Vivendo a Palestina
Porto Alegre, Hotel Continental, sexta-feira, salão de eventos, por volta das 22 horas. Começava ali uma das mais eloqüentes descrições da Palestina. Ali ela estava livre da ocupação, livre das amarras que a impedem de existir. Ela se fez diante dos olhos de quem tivesse olhos para vê-la, ali mesmo, em um pedaço do solo do país que aceita todos para seu carnaval de desigualdades.
A dabka árabe, feita por pés palestinos nascidos no Brasil, inundou a sala. E ali, sem palavras, através do ritmo que fazia tudo mais ficar mudo e dos movimentos que faziam todo o resto desaparecer, a Palestina se fez. Ali estava também a dualidade que fragmenta sua identidade. A ocupação e a resistência, o não deixar viver e o viver, colidem a todo o momento, alimentam aquilo que faz com que a Palestina jamais desapareça.
A quilômetros daquele lugar, às margens do Rio Guaiba, em Porto Alegre, a Palestina ainda era impedida de existir e, no entanto, existia. A vibrante demonstração de uma cultura que não foi exterminada alimenta a esperança de que ela possa ter novamente seu lugar, pois ela tem origem, solo, terra, espaço definido e irrevogável.
O Brasil ofereceu uma pequeníssima parte de seu espaço para que, por momentos, não fosse mais brasileiro. A Palestina que se mostrou naquela dança foi caótica, harmônica, vibrante, coletiva, individual, idosa, nova, vibrante, séria, irônica, masculina, feminina, infantil. Os rostos tinham raiva, alegria, êxtase.
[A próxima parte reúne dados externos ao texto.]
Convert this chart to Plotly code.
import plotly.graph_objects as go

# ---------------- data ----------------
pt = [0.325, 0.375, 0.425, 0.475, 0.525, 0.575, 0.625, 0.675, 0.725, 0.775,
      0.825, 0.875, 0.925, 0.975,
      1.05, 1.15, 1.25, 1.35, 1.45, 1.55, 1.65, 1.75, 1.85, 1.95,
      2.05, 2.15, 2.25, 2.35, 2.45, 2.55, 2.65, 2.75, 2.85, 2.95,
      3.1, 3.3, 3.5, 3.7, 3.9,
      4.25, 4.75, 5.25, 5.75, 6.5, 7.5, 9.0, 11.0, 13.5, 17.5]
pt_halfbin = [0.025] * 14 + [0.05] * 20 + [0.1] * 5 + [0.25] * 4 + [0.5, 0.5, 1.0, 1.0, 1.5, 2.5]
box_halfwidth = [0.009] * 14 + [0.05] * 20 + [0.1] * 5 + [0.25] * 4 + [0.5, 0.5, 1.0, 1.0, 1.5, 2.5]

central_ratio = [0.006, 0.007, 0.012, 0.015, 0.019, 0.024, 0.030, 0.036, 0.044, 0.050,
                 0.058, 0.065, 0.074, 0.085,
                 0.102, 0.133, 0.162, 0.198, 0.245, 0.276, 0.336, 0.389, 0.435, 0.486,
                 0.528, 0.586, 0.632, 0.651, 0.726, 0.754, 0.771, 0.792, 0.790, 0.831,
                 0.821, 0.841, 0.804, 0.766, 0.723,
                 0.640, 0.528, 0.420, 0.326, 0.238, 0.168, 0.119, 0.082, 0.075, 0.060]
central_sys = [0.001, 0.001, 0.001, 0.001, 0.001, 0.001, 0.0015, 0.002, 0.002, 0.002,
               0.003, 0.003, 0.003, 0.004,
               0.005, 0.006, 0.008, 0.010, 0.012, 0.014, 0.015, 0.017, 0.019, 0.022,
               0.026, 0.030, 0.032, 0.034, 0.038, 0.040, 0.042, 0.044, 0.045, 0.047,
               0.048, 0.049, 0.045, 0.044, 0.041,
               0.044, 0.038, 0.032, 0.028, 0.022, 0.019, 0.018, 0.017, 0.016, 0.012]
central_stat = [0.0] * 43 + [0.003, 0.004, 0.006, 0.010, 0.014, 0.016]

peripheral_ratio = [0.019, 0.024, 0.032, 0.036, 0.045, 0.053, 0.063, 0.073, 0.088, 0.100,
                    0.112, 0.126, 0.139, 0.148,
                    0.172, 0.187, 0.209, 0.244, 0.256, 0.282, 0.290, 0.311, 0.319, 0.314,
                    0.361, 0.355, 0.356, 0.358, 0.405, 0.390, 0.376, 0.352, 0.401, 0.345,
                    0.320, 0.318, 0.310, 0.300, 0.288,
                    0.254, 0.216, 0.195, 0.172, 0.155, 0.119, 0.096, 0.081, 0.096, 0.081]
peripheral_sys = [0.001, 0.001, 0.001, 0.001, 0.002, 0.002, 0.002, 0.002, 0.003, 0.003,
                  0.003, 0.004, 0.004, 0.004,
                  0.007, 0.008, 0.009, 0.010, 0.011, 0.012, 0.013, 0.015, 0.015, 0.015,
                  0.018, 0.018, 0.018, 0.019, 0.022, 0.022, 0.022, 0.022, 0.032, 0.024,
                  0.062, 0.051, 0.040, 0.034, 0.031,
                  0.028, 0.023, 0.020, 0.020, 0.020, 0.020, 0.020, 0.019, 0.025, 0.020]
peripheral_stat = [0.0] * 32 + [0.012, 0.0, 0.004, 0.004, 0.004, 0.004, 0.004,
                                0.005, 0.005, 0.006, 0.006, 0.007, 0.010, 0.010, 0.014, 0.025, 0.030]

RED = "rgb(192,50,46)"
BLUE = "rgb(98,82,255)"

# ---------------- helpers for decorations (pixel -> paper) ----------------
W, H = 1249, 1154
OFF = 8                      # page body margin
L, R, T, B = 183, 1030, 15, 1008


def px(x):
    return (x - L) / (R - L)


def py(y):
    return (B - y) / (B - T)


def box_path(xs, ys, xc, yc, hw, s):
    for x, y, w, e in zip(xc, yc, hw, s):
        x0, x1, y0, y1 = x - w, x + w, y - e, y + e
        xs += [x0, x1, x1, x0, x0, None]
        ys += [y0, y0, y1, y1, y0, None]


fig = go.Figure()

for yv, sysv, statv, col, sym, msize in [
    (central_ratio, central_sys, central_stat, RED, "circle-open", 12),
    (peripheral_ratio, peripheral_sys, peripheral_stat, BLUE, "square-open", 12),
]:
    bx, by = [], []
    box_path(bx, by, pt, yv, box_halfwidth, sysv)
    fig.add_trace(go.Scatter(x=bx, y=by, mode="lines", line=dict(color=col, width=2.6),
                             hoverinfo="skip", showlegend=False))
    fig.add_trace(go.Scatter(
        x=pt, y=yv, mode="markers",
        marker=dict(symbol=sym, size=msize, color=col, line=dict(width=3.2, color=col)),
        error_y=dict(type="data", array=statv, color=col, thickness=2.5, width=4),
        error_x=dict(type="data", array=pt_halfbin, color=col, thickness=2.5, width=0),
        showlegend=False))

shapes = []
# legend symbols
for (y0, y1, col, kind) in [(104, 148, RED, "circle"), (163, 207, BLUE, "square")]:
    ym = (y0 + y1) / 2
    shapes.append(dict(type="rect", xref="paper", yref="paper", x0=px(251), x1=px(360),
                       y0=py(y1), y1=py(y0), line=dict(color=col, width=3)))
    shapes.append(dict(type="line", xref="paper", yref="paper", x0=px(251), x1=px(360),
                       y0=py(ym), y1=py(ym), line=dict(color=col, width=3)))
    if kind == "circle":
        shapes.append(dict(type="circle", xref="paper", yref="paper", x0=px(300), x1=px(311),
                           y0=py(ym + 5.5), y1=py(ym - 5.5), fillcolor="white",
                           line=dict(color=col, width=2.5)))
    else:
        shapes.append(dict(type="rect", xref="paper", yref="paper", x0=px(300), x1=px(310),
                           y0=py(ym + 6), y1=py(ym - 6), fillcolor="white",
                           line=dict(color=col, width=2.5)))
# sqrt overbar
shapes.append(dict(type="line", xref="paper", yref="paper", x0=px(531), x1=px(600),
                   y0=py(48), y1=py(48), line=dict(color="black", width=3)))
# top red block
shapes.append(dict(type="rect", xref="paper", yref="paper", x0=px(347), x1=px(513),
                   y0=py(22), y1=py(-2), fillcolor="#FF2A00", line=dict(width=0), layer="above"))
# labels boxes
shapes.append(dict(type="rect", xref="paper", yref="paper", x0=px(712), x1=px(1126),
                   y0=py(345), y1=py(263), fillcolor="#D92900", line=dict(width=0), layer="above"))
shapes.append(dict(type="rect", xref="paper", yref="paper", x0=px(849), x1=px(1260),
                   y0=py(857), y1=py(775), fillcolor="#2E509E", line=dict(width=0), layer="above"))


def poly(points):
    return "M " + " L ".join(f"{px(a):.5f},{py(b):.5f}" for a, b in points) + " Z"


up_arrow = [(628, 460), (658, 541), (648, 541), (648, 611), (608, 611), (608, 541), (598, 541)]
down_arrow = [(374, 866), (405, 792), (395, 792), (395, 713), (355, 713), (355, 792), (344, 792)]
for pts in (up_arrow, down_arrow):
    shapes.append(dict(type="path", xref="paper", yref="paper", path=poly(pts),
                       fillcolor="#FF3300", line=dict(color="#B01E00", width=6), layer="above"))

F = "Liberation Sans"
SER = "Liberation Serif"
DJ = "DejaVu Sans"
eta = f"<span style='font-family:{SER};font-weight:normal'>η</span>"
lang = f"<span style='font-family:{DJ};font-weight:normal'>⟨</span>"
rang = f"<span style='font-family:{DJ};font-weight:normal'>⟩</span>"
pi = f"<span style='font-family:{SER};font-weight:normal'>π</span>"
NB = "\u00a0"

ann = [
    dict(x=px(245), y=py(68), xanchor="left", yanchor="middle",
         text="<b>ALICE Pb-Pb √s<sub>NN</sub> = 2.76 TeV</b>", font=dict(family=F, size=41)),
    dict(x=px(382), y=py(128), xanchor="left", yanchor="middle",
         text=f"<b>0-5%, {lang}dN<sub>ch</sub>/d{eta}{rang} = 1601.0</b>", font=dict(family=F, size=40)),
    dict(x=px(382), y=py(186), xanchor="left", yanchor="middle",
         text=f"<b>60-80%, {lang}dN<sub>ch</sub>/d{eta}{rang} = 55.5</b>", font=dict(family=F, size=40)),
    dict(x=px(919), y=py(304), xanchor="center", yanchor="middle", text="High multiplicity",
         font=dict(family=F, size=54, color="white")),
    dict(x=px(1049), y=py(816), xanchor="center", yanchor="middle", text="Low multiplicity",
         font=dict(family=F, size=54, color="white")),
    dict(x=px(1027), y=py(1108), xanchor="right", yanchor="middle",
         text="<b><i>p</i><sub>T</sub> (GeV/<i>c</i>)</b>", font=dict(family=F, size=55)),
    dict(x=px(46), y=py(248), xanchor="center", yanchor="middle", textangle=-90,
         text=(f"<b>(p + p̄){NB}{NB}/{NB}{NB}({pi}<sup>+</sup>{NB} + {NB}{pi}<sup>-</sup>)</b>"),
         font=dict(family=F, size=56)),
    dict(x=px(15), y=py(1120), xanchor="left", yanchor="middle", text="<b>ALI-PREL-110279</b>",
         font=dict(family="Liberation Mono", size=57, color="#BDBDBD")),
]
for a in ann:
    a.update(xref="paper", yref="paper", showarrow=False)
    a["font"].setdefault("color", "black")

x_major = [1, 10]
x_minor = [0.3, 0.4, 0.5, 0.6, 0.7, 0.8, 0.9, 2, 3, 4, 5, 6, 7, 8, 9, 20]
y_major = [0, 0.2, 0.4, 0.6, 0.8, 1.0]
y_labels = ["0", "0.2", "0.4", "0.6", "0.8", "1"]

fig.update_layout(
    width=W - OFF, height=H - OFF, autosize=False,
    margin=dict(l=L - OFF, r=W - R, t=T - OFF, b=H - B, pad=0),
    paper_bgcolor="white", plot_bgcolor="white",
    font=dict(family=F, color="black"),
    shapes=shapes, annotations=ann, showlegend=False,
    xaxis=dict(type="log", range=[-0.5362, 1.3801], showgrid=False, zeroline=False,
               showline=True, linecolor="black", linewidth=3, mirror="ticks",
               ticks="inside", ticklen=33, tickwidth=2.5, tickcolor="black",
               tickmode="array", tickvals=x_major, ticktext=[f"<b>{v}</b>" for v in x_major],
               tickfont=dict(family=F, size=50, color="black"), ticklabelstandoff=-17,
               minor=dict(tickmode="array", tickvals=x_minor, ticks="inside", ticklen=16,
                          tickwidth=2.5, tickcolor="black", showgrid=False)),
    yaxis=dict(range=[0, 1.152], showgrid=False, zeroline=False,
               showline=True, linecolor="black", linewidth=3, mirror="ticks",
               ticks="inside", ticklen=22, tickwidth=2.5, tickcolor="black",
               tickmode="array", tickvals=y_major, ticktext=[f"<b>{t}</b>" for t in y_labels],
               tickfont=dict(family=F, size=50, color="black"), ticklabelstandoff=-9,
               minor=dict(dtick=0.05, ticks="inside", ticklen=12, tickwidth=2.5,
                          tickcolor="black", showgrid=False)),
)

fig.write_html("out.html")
O Congresso Palestino, para além de suas resoluções de ação política, foi um encontro de histórias que não permitem a esses palestinos esquecer quem são. O cotidiano é doloroso e sua realidade está recheada: famílias, primos, irmãs, ocupação, checkpoints, lágrimas, fronteiras, passe, passaporte, morte, exílio, 48, 67, Oslo, Muro, líderes, grupos, milícias, depressão, Jordânia, Aman, volta, Haifa, Gaza, política, Estado, humilhação, Intifada, israelenses, judeus, árabes, Líbano, ativismo, Jerusalém, Jenin, esperança, desistência, resistência, terra, água, oliveiras, abraços, braços, danças, dentes, ossos, força, prisões, mulheres, filhos, armas, paz, socorro, ajuda, cooperação, boicote, ausência, diáspora. Transferência.
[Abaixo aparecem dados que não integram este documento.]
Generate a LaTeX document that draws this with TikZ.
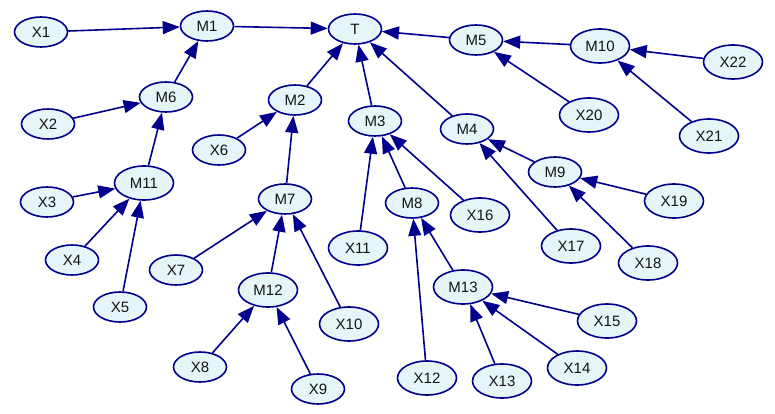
\documentclass[tikz,border=0pt]{standalone}
\usepackage{fontspec}
\setmainfont{Liberation Sans}
\usetikzlibrary{shapes.geometric,arrows.meta}
\definecolor{edgeblue}{RGB}{0,0,140}
\definecolor{nodefill}{RGB}{230,245,248}
\definecolor{txt}{RGB}{20,20,20}
\tikzset{
  nd/.style={ellipse,draw=edgeblue,line width=1.6pt,fill=nodefill,inner sep=0pt,
    minimum width=53pt,minimum height=30pt,font=\fontsize{15}{17}\selectfont,text=txt},
  ndw/.style={nd,minimum width=59pt,minimum height=34pt},
  ed/.style={draw=edgeblue,line width=1.6pt,-{Triangle[length=17pt,width=13pt]}}
}
\begin{document}
\begin{tikzpicture}[x=1pt,y=-1pt]
\useasboundingbox (0,0) rectangle (775,414);
\node[nd] (X1) at (41,32) {X1};
\node[nd] (M1) at (207,26) {M1};
\node[nd] (T) at (355,29) {T};
\node[nd] (M5) at (476,40) {M5};
\node[ndw] (M10) at (600,46) {M10};
\node[ndw] (X22) at (733,62) {X22};
\node[nd] (M6) at (166,97) {M6};
\node[nd] (X2) at (48,124) {X2};
\node[nd] (M2) at (295,100) {M2};
\node[nd] (X6) at (219,150) {X6};
\node[nd] (M3) at (375,121) {M3};
\node[nd] (M4) at (467,129) {M4};
\node[ndw] (X20) at (589,115) {X20};
\node[ndw] (X21) at (709,136) {X21};
\node[nd] (M9) at (555,172) {M9};
\node[ndw] (X19) at (674,201) {X19};
\node[nd] (X3) at (47,202) {X3};
\node[ndw] (M11) at (144,183) {M11};
\node[nd] (M7) at (285,199) {M7};
\node[nd] (M8) at (412,203) {M8};
\node[ndw] (X16) at (480,215) {X16};
\node[ndw] (X11) at (358,248) {X11};
\node[ndw] (X17) at (571,246) {X17};
\node[ndw] (X18) at (648,263) {X18};
\node[nd] (X4) at (72,260) {X4};
\node[nd] (X7) at (176,270) {X7};
\node[ndw] (M12) at (268,290) {M12};
\node[ndw] (X10) at (349,324) {X10};
\node[ndw] (M13) at (463,287) {M13};
\node[ndw] (X15) at (607,321) {X15};
\node[nd] (X5) at (120,307) {X5};
\node[nd] (X8) at (200,367) {X8};
\node[nd] (X9) at (318,389) {X9};
\node[ndw] (X12) at (427,378) {X12};
\node[ndw] (X13) at (502,381) {X13};
\node[ndw] (X14) at (577,368) {X14};
\foreach \a/\b in {X1/M1,M1/T,M6/M1,X2/M6,M11/M6,X3/M11,X4/M11,X5/M11,
  M2/T,X6/M2,M7/M2,X7/M7,M12/M7,X10/M7,X8/M12,X9/M12,
  M3/T,X11/M3,M8/M3,X16/M3,X12/M8,M13/M8,X13/M13,X14/M13,X15/M13,
  M4/T,M9/M4,X17/M4,X19/M9,X18/M9,
  M5/T,M10/M5,X20/M5,X22/M10,X21/M10}
  \draw[ed] (\a) -- (\b);
\end{tikzpicture}
\end{document}
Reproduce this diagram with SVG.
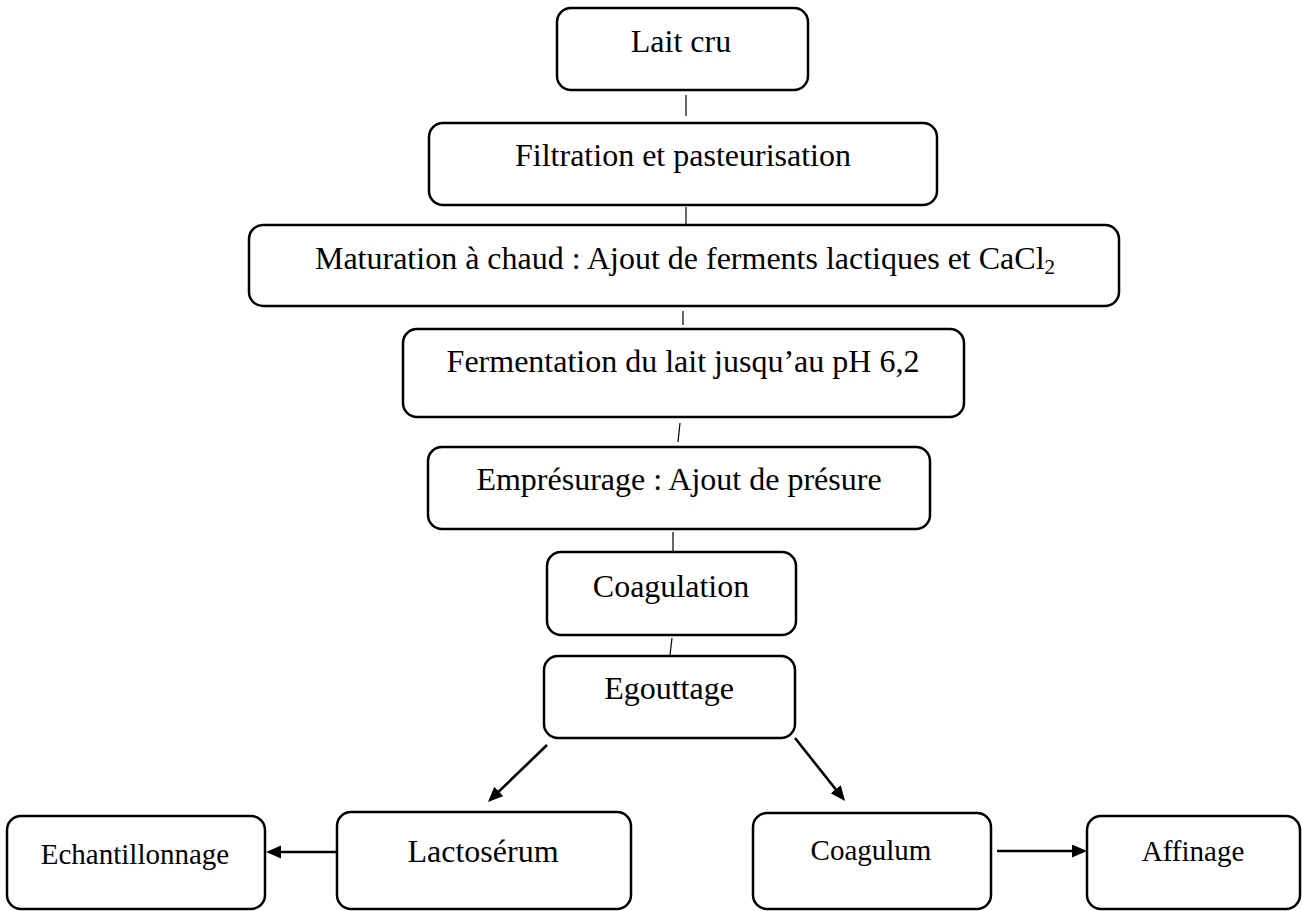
<svg xmlns="http://www.w3.org/2000/svg" width="1302" height="911" viewBox="0 0 1302 911">
<style>
  .box { fill: #ffffff; stroke: #000000; stroke-width: 2.5; }
  .t { font-family: "Liberation Serif", "Times New Roman", serif; font-size: 32px; fill: #000000; text-anchor: middle; }
  .ts { font-size: 29px; }
  .thin { stroke: #000000; stroke-width: 1.2; fill: none; }
  .arr { stroke: #000000; stroke-width: 2.6; fill: none; marker-end: url(#ah); }
</style>
<defs>
  <marker id="ah" markerUnits="userSpaceOnUse" markerWidth="16" markerHeight="14" refX="5" refY="6.5" orient="auto">
    <path d="M0,0 L15,6.5 L0,13 Z" fill="#000000"/>
  </marker>
</defs>
<rect width="1302" height="911" fill="#ffffff"/>

<g id="connectors">
  <line class="thin" x1="686" y1="95" x2="686" y2="116"/>
  <line class="thin" x1="686" y1="207" x2="686" y2="225"/>
  <line class="thin" x1="683" y1="311" x2="683" y2="325"/>
  <line class="thin" x1="680" y1="423" x2="678" y2="442"/>
  <line class="thin" x1="673" y1="532" x2="673" y2="552"/>
  <line class="thin" x1="672" y1="638" x2="670" y2="655"/>
  <line class="arr" x1="547" y1="745" x2="495.2" y2="795"/>
  <line class="arr" x1="795" y1="738" x2="838.8" y2="793.2"/>
  <line class="arr" x1="337" y1="852" x2="276" y2="852"/>
  <line class="arr" x1="997" y1="851" x2="1077" y2="851"/>
</g>

<g id="lait-cru">
  <rect class="box" x="557" y="8" width="251" height="82" rx="14"/>
  <text class="t" x="681" y="52">Lait cru</text>
</g>
<g id="filtration">
  <rect class="box" x="429" y="123" width="508" height="82" rx="14"/>
  <text class="t" x="683" y="166">Filtration et pasteurisation</text>
</g>
<g id="maturation">
  <rect class="box" x="249" y="225" width="870" height="81" rx="14"/>
  <text class="t" x="685" y="269">Maturation à chaud : Ajout de ferments lactiques et CaCl<tspan font-size="21" dy="5">2</tspan></text>
</g>
<g id="fermentation">
  <rect class="box" x="403" y="329" width="561" height="88" rx="14"/>
  <text class="t" x="683" y="372">Fermentation du lait jusqu’au pH 6,2</text>
</g>
<g id="empresurage">
  <rect class="box" x="428" y="447" width="502" height="82" rx="14"/>
  <text class="t" x="679" y="490">Emprésurage : Ajout de présure</text>
</g>
<g id="coagulation">
  <rect class="box" x="547" y="552" width="249" height="83" rx="14"/>
  <text class="t" x="671" y="597">Coagulation</text>
</g>
<g id="egouttage">
  <rect class="box" x="544" y="656" width="251" height="82" rx="14"/>
  <text class="t" x="669" y="699">Egouttage</text>
</g>
<g id="echantillonnage">
  <rect class="box" x="7" y="816" width="258" height="93" rx="14"/>
  <text class="t ts" x="135" y="864">Echantillonnage</text>
</g>
<g id="lactoserum">
  <rect class="box" x="337" y="812" width="294" height="97" rx="14"/>
  <text class="t" x="483" y="862">Lactosérum</text>
</g>
<g id="coagulum">
  <rect class="box" x="753" y="813" width="238" height="96" rx="14"/>
  <text class="t ts" x="871" y="860">Coagulum</text>
</g>
<g id="affinage">
  <rect class="box" x="1087" y="816" width="213" height="93" rx="14"/>
  <text class="t ts" x="1193" y="861">Affinage</text>
</g>
</svg>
Silêncio. Alguns recusam-se a falar, dar entrevistas. Viver em uma Israel judaica que olha com incômodo para os árabes exige silêncio. Senhores de 48 têm suas vidas controladas e, por qualquer depoimento contra o Estado, não voltam para suas casas. Não voltam para suas vidas. A entrada na Palestina ou em Israel está associada ao silêncio. Prova de que ainda existe uma Palestina dentro de Israel.
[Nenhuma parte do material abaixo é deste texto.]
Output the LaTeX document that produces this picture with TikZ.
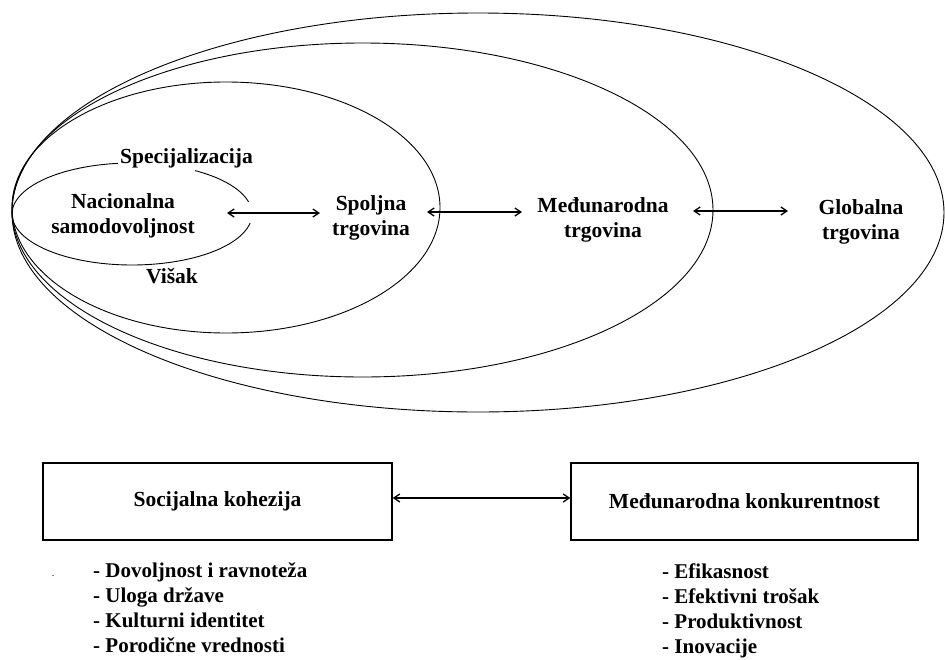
\documentclass[tikz,border=0pt]{standalone}
\usepackage{fontspec}
\setmainfont{Liberation Serif}
\usetikzlibrary{arrows.meta}
\begin{document}
\begin{tikzpicture}[x=1pt,y=-1pt,
  ring/.style={line width=0.9pt},
  lbl/.style={font=\fontsize{21.5}{25}\selectfont\bfseries, inner sep=0pt, align=center},
  lst/.style={font=\fontsize{21}{25}\selectfont\bfseries, inner sep=0pt, align=left, anchor=base west},
  dbl/.style={line width=1.3pt, {Straight Barb[length=6pt,width=8pt]}-{Straight Barb[length=6pt,width=8pt]}},
  box/.style={draw, line width=1.4pt, minimum height=77pt, inner sep=0pt}
]
\useasboundingbox (0,0) rectangle (945,659);

% nested ellipses
\draw[ring] (226,207.5) ellipse [x radius=214, y radius=125.5];
\draw[ring] (362.5,210) ellipse [x radius=350.5, y radius=167];
\draw[ring] (478,212.5) ellipse [x radius=466, y radius=199.5];

% small inner ellipse (Nacionalna samodovoljnost), broken at labels
\draw[ring] plot[domain=180:263.3, samples=40, smooth] ({132+120*cos(\x)}, {214+51*sin(\x)});
\draw[ring] plot[domain=301.7:346.4, samples=30, smooth] ({132+120*cos(\x)}, {214+51*sin(\x)});
\draw[ring] plot[domain=10:180, samples=60, smooth] ({132+120*cos(\x)}, {214+51*sin(\x)});

% labels (base anchor = baseline of last line)
\node[lbl, anchor=base] (nac) at (123,233) {Nacionalna\\samodovoljnost};
\node[lbl, anchor=base] (spo) at (371,235) {Spoljna\\trgovina};
\node[lbl, anchor=base] (med) at (603,237) {Međunarodna\\trgovina};
\node[lbl, anchor=base] (glo) at (861,239) {Globalna\\trgovina};
\node[lbl, anchor=base west] (spec) at (120,163) {Specijalizacija};
\node[lbl, anchor=base] (vis) at (172,283) {Višak};

% arrows between levels
\coordinate (a1l) at (227,213);
\coordinate (a1r) at (320,213);
\coordinate (a2l) at (427,212);
\coordinate (a2r) at (522,212);
\coordinate (a3l) at (693,211);
\coordinate (a3r) at (788,211);
\draw[dbl] (a1l) -- (a1r);
\draw[dbl] (a2l) -- (a2r);
\draw[dbl] (a3l) -- (a3r);

% boxes
\node[box, minimum width=349pt] (b1) at (217.5,501.5) {\fontsize{21.5}{25}\selectfont\bfseries Socijalna kohezija};
\node[box, minimum width=347pt] (b2) at (744.5,501.5) {\fontsize{21.5}{25}\selectfont\bfseries Međunarodna konkurentnost};
\draw[dbl] ([yshift=3.5pt]b1.east) -- ([yshift=3.5pt]b2.west);

% lists
\node[font=\fontsize{10}{12}\selectfont, inner sep=0pt, anchor=base] (dot) at (53,576) {.};
\node[lst] (l1) at (93,652) {- Dovoljnost i ravnoteža\\- Uloga države\\- Kulturni identitet\\- Porodične vrednosti};
\node[lst] (l2) at (662,653) {- Efikasnost\\- Efektivni trošak\\- Produktivnost\\- Inovacije};
\end{tikzpicture}
\end{document}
Barulho. Final de noite, domingo, por volta das 21h. O desconforto de saber que se faz parte de uma região ocupada exige barulho. Uma jovem não se contentou com um adeus. Seu sotaque é gaúcho, mas o rosto é árabe. O folclore que mostrou a Palestina tinha consciência. “Nós fazemos porque acreditamos, não queremos deixar a causa morrer. Isso não vai acontecer conosco”. Ela não tinha mais do que 16 anos.
Um dia, eles voltarão.
* “Vivendo a palestina” foi um dos projetos apresentados durante o Congresso. Seu objetivo é estreitar e fortalecer os elos do povo palestino na diáspora com o povo na Palestina. Uma tentativa para que se mantenham vivas cultura, história e identidade nacional do povo palestino.